August 23, 2011

Ancient wild horse Y chromosomes more diverse than those of domesticated horses

The sequenced horses can be found in the supplement, and they all seem to be from Alaska/Yukon/Siberia, probably for reasons having to with DNA preservation.

Hopefully techniques will improve, and the study of ancient wild horse DNA may help identify the wild progenitors of domestic horses, which must have lived in the more western parts of Eurasia, rather than in the studied regions.

With domesticated crops we have been fortunate in still having access to their wild relatives, but wild horses are now all extinct, except Przewalski's horse, which, as as other research has also shown was not the progenitor of domesticated horses.
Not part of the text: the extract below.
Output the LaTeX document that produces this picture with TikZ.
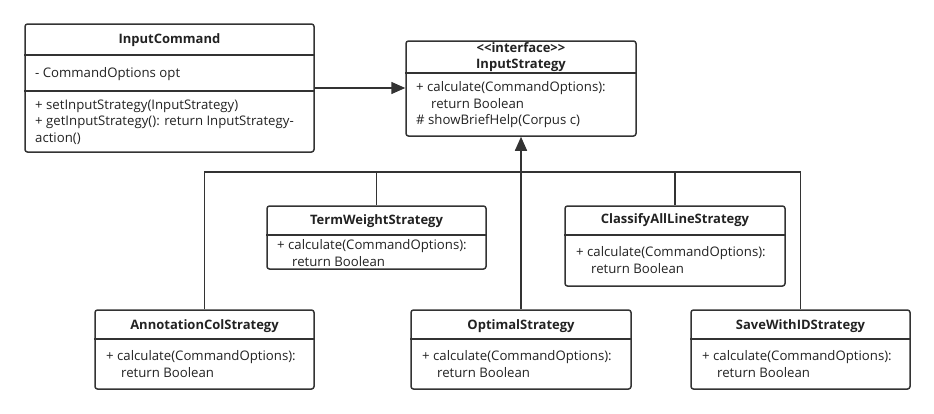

See also the press release.

Nature Communications 2, Article number: 450 doi:10.1038/ncomms1447

Discovery of lost diversity of paternal horse lineages using ancient DNA

Sebastian Lippold et al.


Modern domestic horses display abundant genetic diversity within female-inherited mitochondrial DNA, but practically no sequence diversity on the male-inherited Y chromosome. Several hypotheses have been proposed to explain this discrepancy, but can only be tested through knowledge of the diversity in both the ancestral (pre-domestication) maternal and paternal lineages. As wild horses are practically extinct, ancient DNA studies offer the only means to assess this ancestral diversity. Here we show considerable ancestral diversity in ancient male horses by sequencing 4 kb of Y chromosomal DNA from eight ancient wild horses and one 2,800-year-old domesticated horse. Both ancient and modern domestic horses form a separate branch from the ancient wild horses, with the Przewalski horse at its base. Our methodology establishes the feasibility of re-sequencing long ancient nuclear DNA fragments and demonstrates the power of ancient Y chromosome DNA sequence data to provide insights into the evolutionary history of populations.